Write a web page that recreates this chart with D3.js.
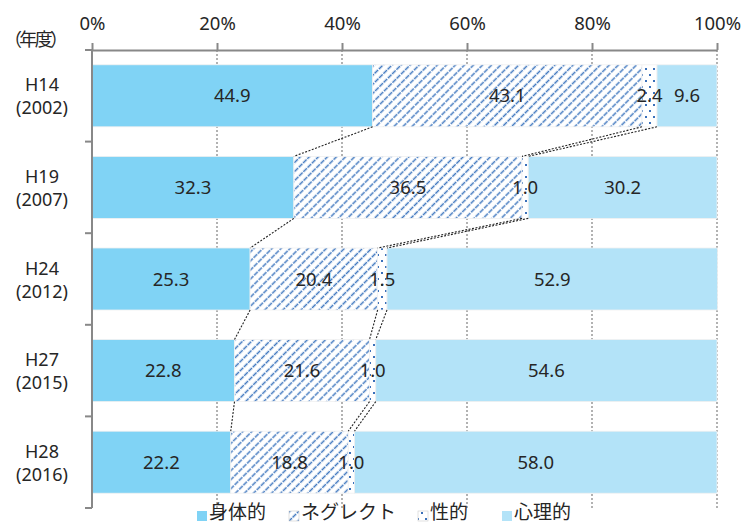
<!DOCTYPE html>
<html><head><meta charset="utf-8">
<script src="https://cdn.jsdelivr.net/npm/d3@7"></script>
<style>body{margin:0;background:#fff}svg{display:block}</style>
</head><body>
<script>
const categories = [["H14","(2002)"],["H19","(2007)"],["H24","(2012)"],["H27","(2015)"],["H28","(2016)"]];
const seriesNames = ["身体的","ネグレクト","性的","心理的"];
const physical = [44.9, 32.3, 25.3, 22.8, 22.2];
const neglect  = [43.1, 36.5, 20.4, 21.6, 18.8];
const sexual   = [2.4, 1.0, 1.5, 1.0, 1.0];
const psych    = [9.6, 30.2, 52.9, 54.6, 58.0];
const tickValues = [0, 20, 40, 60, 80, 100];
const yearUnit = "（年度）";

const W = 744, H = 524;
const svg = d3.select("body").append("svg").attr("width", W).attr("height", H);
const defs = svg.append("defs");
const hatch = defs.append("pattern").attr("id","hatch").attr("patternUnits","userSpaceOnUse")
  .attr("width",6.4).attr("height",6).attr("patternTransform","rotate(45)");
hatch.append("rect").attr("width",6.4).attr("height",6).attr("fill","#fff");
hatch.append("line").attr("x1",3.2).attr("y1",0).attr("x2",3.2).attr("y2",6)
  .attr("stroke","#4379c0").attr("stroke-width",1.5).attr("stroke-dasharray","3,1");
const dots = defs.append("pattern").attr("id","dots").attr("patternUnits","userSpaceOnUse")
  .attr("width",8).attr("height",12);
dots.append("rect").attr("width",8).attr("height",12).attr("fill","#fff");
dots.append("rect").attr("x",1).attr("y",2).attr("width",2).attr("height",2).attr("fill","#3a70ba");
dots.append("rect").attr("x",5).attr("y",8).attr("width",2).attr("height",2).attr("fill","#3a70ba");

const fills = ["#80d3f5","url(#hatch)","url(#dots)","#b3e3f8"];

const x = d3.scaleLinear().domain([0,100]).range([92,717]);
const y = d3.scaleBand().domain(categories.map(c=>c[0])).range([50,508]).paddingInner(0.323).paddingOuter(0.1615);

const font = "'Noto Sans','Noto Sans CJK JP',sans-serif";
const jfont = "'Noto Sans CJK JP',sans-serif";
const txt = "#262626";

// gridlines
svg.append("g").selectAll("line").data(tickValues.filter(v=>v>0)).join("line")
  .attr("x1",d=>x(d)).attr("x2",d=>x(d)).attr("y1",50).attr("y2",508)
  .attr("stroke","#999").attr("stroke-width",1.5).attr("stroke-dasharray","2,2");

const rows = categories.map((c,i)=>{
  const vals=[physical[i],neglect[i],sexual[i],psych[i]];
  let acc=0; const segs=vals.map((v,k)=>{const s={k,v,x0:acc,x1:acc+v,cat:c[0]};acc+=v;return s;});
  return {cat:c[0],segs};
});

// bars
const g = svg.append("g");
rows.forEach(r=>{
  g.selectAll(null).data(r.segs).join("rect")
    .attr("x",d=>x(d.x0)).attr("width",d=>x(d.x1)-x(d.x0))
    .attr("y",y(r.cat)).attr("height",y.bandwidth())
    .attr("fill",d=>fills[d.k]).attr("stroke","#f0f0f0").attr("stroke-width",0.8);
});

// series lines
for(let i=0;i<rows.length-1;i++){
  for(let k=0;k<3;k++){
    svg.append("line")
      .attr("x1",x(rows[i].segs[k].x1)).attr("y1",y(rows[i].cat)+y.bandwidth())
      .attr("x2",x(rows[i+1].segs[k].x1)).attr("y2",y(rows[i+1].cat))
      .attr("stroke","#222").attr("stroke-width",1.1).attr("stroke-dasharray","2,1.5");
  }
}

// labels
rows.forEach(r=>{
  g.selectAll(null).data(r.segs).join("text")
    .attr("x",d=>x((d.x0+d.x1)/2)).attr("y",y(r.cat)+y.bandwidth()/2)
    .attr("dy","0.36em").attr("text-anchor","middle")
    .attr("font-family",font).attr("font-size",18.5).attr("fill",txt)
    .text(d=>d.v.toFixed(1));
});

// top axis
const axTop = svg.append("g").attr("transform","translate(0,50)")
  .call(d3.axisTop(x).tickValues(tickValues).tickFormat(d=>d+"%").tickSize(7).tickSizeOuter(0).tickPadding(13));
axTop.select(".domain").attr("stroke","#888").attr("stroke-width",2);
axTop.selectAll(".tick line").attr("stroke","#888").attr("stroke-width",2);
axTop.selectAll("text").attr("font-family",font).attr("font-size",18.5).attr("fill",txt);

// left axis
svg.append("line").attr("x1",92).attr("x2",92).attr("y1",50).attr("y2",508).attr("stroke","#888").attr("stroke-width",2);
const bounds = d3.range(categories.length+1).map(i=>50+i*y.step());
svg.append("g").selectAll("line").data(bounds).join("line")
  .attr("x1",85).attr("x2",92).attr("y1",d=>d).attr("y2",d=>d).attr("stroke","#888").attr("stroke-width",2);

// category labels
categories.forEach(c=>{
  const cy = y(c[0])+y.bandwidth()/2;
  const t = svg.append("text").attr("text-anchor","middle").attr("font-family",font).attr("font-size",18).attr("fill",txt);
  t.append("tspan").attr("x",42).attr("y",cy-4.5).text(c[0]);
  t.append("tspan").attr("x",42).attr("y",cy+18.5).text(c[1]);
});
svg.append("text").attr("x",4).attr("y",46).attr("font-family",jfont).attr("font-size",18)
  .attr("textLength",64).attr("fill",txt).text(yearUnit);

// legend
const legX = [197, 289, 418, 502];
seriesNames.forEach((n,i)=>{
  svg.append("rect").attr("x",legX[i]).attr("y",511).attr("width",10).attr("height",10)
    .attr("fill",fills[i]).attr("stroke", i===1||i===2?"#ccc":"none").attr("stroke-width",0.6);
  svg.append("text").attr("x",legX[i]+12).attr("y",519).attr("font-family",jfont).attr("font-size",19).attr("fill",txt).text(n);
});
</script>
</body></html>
■ ■ ■ ■ ■
**WHAT THE EXERCISE ASKS**
Leave out the pictures and print every line of the data exactly.

**SOLUTION TO THIS EXERCISE**
Write a web page that recreates this chart with D3.js.
<!DOCTYPE html>
<html><head><meta charset="utf-8">
<script src="https://cdn.jsdelivr.net/npm/d3@7"></script>
<style>body{margin:0;background:#fff}svg{display:block}</style>
</head><body>
<script>
const categories = [["H14","(2002)"],["H19","(2007)"],["H24","(2012)"],["H27","(2015)"],["H28","(2016)"]];
const seriesNames = ["身体的","ネグレクト","性的","心理的"];
const physical = [44.9, 32.3, 25.3, 22.8, 22.2];
const neglect  = [43.1, 36.5, 20.4, 21.6, 18.8];
const sexual   = [2.4, 1.0, 1.5, 1.0, 1.0];
const psych    = [9.6, 30.2, 52.9, 54.6, 58.0];
const tickValues = [0, 20, 40, 60, 80, 100];
const yearUnit = "（年度）";

const W = 744, H = 524;
const svg = d3.select("body").append("svg").attr("width", W).attr("height", H);
const defs = svg.append("defs");
const hatch = defs.append("pattern").attr("id","hatch").attr("patternUnits","userSpaceOnUse")
  .attr("width",6.4).attr("height",6).attr("patternTransform","rotate(45)");
hatch.append("rect").attr("width",6.4).attr("height",6).attr("fill","#fff");
hatch.append("line").attr("x1",3.2).attr("y1",0).attr("x2",3.2).attr("y2",6)
  .attr("stroke","#4379c0").attr("stroke-width",1.5).attr("stroke-dasharray","3,1");
const dots = defs.append("pattern").attr("id","dots").attr("patternUnits","userSpaceOnUse")
  .attr("width",8).attr("height",12);
dots.append("rect").attr("width",8).attr("height",12).attr("fill","#fff");
dots.append("rect").attr("x",1).attr("y",2).attr("width",2).attr("height",2).attr("fill","#3a70ba");
dots.append("rect").attr("x",5).attr("y",8).attr("width",2).attr("height",2).attr("fill","#3a70ba");

const fills = ["#80d3f5","url(#hatch)","url(#dots)","#b3e3f8"];

const x = d3.scaleLinear().domain([0,100]).range([92,717]);
const y = d3.scaleBand().domain(categories.map(c=>c[0])).range([50,508]).paddingInner(0.323).paddingOuter(0.1615);

const font = "'Noto Sans','Noto Sans CJK JP',sans-serif";
const jfont = "'Noto Sans CJK JP',sans-serif";
const txt = "#262626";

// gridlines
svg.append("g").selectAll("line").data(tickValues.filter(v=>v>0)).join("line")
  .attr("x1",d=>x(d)).attr("x2",d=>x(d)).attr("y1",50).attr("y2",508)
  .attr("stroke","#999").attr("stroke-width",1.5).attr("stroke-dasharray","2,2");

const rows = categories.map((c,i)=>{
  const vals=[physical[i],neglect[i],sexual[i],psych[i]];
  let acc=0; const segs=vals.map((v,k)=>{const s={k,v,x0:acc,x1:acc+v,cat:c[0]};acc+=v;return s;});
  return {cat:c[0],segs};
});

// bars
const g = svg.append("g");
rows.forEach(r=>{
  g.selectAll(null).data(r.segs).join("rect")
    .attr("x",d=>x(d.x0)).attr("width",d=>x(d.x1)-x(d.x0))
    .attr("y",y(r.cat)).attr("height",y.bandwidth())
    .attr("fill",d=>fills[d.k]).attr("stroke","#f0f0f0").attr("stroke-width",0.8);
});

// series lines
for(let i=0;i<rows.length-1;i++){
  for(let k=0;k<3;k++){
    svg.append("line")
      .attr("x1",x(rows[i].segs[k].x1)).attr("y1",y(rows[i].cat)+y.bandwidth())
      .attr("x2",x(rows[i+1].segs[k].x1)).attr("y2",y(rows[i+1].cat))
      .attr("stroke","#222").attr("stroke-width",1.1).attr("stroke-dasharray","2,1.5");
  }
}

// labels
rows.forEach(r=>{
  g.selectAll(null).data(r.segs).join("text")
    .attr("x",d=>x((d.x0+d.x1)/2)).attr("y",y(r.cat)+y.bandwidth()/2)
    .attr("dy","0.36em").attr("text-anchor","middle")
    .attr("font-family",font).attr("font-size",18.5).attr("fill",txt)
    .text(d=>d.v.toFixed(1));
});

// top axis
const axTop = svg.append("g").attr("transform","translate(0,50)")
  .call(d3.axisTop(x).tickValues(tickValues).tickFormat(d=>d+"%").tickSize(7).tickSizeOuter(0).tickPadding(13));
axTop.select(".domain").attr("stroke","#888").attr("stroke-width",2);
axTop.selectAll(".tick line").attr("stroke","#888").attr("stroke-width",2);
axTop.selectAll("text").attr("font-family",font).attr("font-size",18.5).attr("fill",txt);

// left axis
svg.append("line").attr("x1",92).attr("x2",92).attr("y1",50).attr("y2",508).attr("stroke","#888").attr("stroke-width",2);
const bounds = d3.range(categories.length+1).map(i=>50+i*y.step());
svg.append("g").selectAll("line").data(bounds).join("line")
  .attr("x1",85).attr("x2",92).attr("y1",d=>d).attr("y2",d=>d).attr("stroke","#888").attr("stroke-width",2);

// category labels
categories.forEach(c=>{
  const cy = y(c[0])+y.bandwidth()/2;
  const t = svg.append("text").attr("text-anchor","middle").attr("font-family",font).attr("font-size",18).attr("fill",txt);
  t.append("tspan").attr("x",42).attr("y",cy-4.5).text(c[0]);
  t.append("tspan").attr("x",42).attr("y",cy+18.5).text(c[1]);
});
svg.append("text").attr("x",4).attr("y",46).attr("font-family",jfont).attr("font-size",18)
  .attr("textLength",64).attr("fill",txt).text(yearUnit);

// legend
const legX = [197, 289, 418, 502];
seriesNames.forEach((n,i)=>{
  svg.append("rect").attr("x",legX[i]).attr("y",511).attr("width",10).attr("height",10)
    .attr("fill",fills[i]).attr("stroke", i===1||i===2?"#ccc":"none").attr("stroke-width",0.6);
  svg.append("text").attr("x",legX[i]+12).attr("y",519).attr("font-family",jfont).attr("font-size",19).attr("fill",txt).text(n);
});
</script>
</body></html>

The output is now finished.